Quels changements cruciaux apporter pour permettre une éducation pertinente et équitable pour les Autochtones?
L’éducation n’est pas desservie de la même manière auprès des Autochtones du Canada. Leur situation scolaire n’est pas la même au Québec (qui est de juridiction provinciale) que dans le reste du pays qui dépend encore des lois fédérales du début des années 1960. Darren McKee, de la Saskatchewan, espère qu’un lien de confiance se développe dans les relations avec le fédéral et les communautés, que la réalité culturelle des Autochtones soit reconnue dans les curriculums et que les structures scolaires s’implantent dans les communautés au lieu de forcer les élèves à l’exil.
Comment promouvoir l’équité pour tous les apprenants?
Pour promouvoir l’équité pour tous les apprenants, Avis Glaze donne en exemple le modèle ontarien qui oblige les élèves à fréquenter l’école jusqu’à l’âge de 18 ans. Cependant, ce facteur n’est pas suffisant à lui seul pour justifier l’augmentation du taux de diplomation de 15 % en 10 ans.

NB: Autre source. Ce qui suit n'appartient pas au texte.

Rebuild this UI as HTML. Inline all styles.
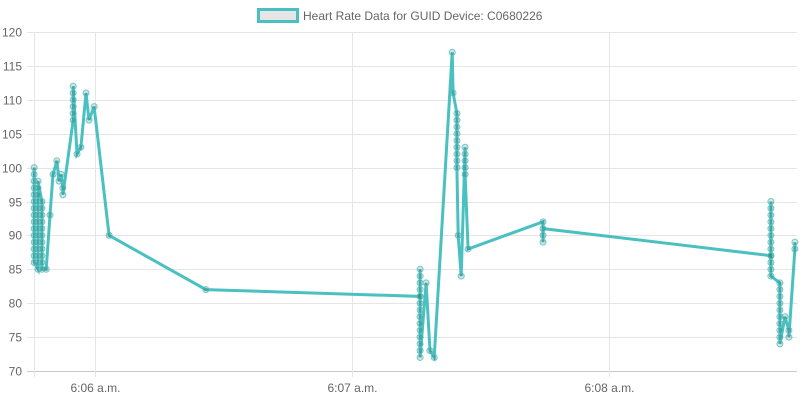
<!DOCTYPE html>
<html><head><meta charset="utf-8">
<style>
html,body{margin:0;padding:0;background:#fff;}
svg{display:block;font-family:"Liberation Sans",sans-serif;}
</style></head>
<body>
<svg id="chart" width="800" height="400">
  <g>
    <rect x="258.5" y="9.5" width="39" height="12" fill="#e6e6e6" stroke="#4bc0c0" stroke-width="3"/>
    <text x="303" y="20" font-size="12" fill="#666">Heart Rate Data for GUID Device: C0680226</text>
  </g>
  <g id="grid"></g>
  <g id="yaxis"></g>
  <g id="xaxis"></g>
  <g id="series"></g>
</svg>
<script>
// seconds after 6:05:00, one entry per reading
const times = [
45.8,45.8,45.8,45.8,45.8, 45.8,45.8,45.8,45.8,45.8, 45.8,45.8,45.8,45.8,45.8,
46.7,46.7,46.7,46.7,46.7, 46.7,46.7,46.7,46.7,46.7, 46.7,46.7,46.7,46.7,
47.6,47.6,47.6,47.6,47.6, 47.6,47.6,47.6,47.6,47.6, 47.6,
48.6,49.5,50.2,51.1, 51.6,52.1,52.5,52.5,
54.9,54.9,54.9,54.9,54.9,54.9,
55.8,56.7,57.9,58.6, 59.8,63.3,85.9,135.9,
135.9,135.9,135.9,135.9,135.9, 135.9,135.9,135.9,135.9,135.9, 135.9,135.9,135.9,135.9,
137.3,138.2,139.2,143.4,143.6,
144.5,144.5,144.5,144.5,144.5, 144.5,144.5,144.5,144.5,
144.8,145.5,
146.4,146.4,146.4,146.4,146.4,
147.1,
164.6,164.6,164.6,164.6,
217.8,
217.8,217.8,217.8,217.8,217.8, 217.8,217.8,217.8,217.8,217.8, 217.8,217.8,
219.9,219.9,219.9,219.9,219.9, 219.9,219.9,219.9,219.9,219.9,
221.1,222.0,222.0,223.4,223.4
];
const heartRates = [
100,99,98,97,96, 95,94,93,92,91, 90,89,88,87,86,
85,86,87,88,89, 90,91,92,93,94, 95,96,97,98,
95,94,93,92,91, 90,89,88,87,86, 85,
85,93,99,101, 98,99,97,96,
107,108,109,110,111,112,
102,103,111,107, 109,90,82,81,
85,84,83,82,81, 80,79,78,77,76, 75,74,73,72,
83,73,72,117,111,
108,107,106,105,104, 103,102,101,100,
90,84,
103,102,101,100,99,
88,
92,90,89,91,
87,
95,94,93,92,91, 90,89,88,87,86, 85,84,
83,82,81,80,79, 78,77,76,75,74,
78,76,75,88,89
];
const yTicks = [70,75,80,85,90,95,100,105,110,115,120];
const xTickTimes = [60,120,180];
const xTickLabels = ["6:06 a.m.","6:07 a.m.","6:08 a.m."];

const L=34, R=797, T=32, B=371, yMin=70, yMax=120;
const xScale = t => 95 + (t-60)*257/60;
const yScale = v => B - (v-yMin)/(yMax-yMin)*(B-T);
const NS="http://www.w3.org/2000/svg";
function mk(tag, attrs, parent){const e=document.createElementNS(NS,tag);for(const k in attrs)e.setAttribute(k,attrs[k]);parent.appendChild(e);return e;}
const grid=document.getElementById('grid'), ya=document.getElementById('yaxis'), xa=document.getElementById('xaxis'), se=document.getElementById('series');

yTicks.forEach(v=>{
  const y=Math.round(yScale(v))+0.5;
  const ln=mk('line',{x1:27,x2:R,y1:y,y2:y,stroke:v===yMin?'#c8c8c8':'#e5e5e5','stroke-width':1},grid);
  
  
  const tx=mk('text',{x:22,y:y+4,'text-anchor':'end','font-size':12,fill:'#666'},ya);
  tx.textContent=v;
  
  
});
const ax=mk('line',{x1:L+0.5,x2:L+0.5,y1:T,y2:B+6,stroke:'#e5e5e5'},grid);


xTickTimes.forEach((t,i)=>{
  const x=Math.round(xScale(t))+0.5;
  const ln=mk('line',{x1:x,x2:x,y1:T,y2:B+6,stroke:'#e5e5e5'},grid);
  
  
  const tx=mk('text',{x:x,y:392,'text-anchor':'middle','font-size':12,fill:'#666'},xa);
  tx.textContent=xTickLabels[i];
  
  
});
const n=Math.min(times.length, heartRates.length);
const pts=[];
for(let i=0;i<n;i++) pts.push(xScale(times[i]).toFixed(1)+','+yScale(heartRates[i]).toFixed(1));
const pl=mk('polyline',{points:pts.join(' '),fill:'none',stroke:'#4bc0c0','stroke-width':3,'stroke-linejoin':'miter'},se);


for(let i=0;i<n;i++){
  const c=mk('circle',{cx:xScale(times[i]),cy:yScale(heartRates[i]),r:3,fill:'rgba(0,0,0,0.12)',stroke:'rgba(75,192,192,0.8)','stroke-width':1},se);
  
  
}
</script>
</body></html>
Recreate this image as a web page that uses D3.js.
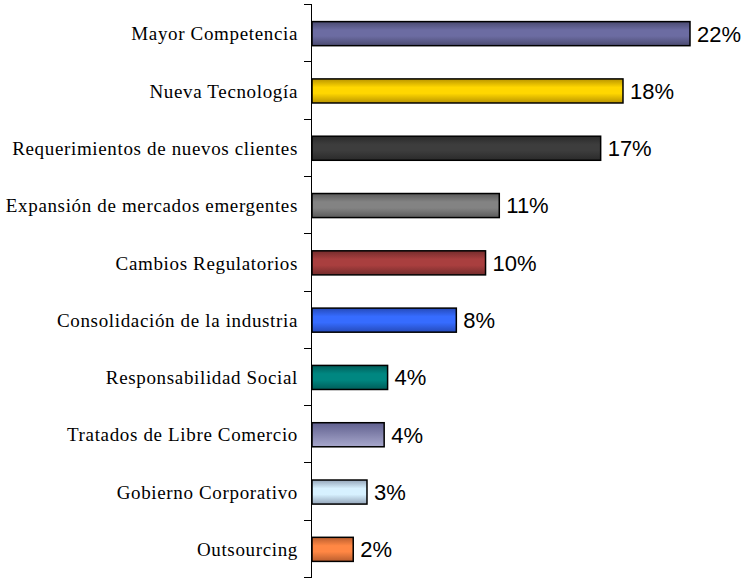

D’importants travaux en littératie et en numératie ont servi à revoir le curriculum et le temps d’enseignement de certaines matières, l’importance des relations avec les élèves est (re)devenue une priorité et chaque élève est inscrit dans un plan de formation dans lequel il s’engage. Bref, le gouvernement ontarien a décidé d’identifier les lacunes, de mesurer la situation et l’impact des changements apportés avant de déployer les solutions qui ont fait que les apprenants réussissent mieux qu’il y a dix ans.
Cette première journée du Sommet sur la profession enseignante a permis de mettre la table et de faire le tour d’une certaine réalité canadienne qui nous échappe souvent en raison de la légitimité provinciale de nos ministères respectifs. Les deux jours suivants du Sommet international visaient à élargir la perspective sur la profession enseignante en 2015.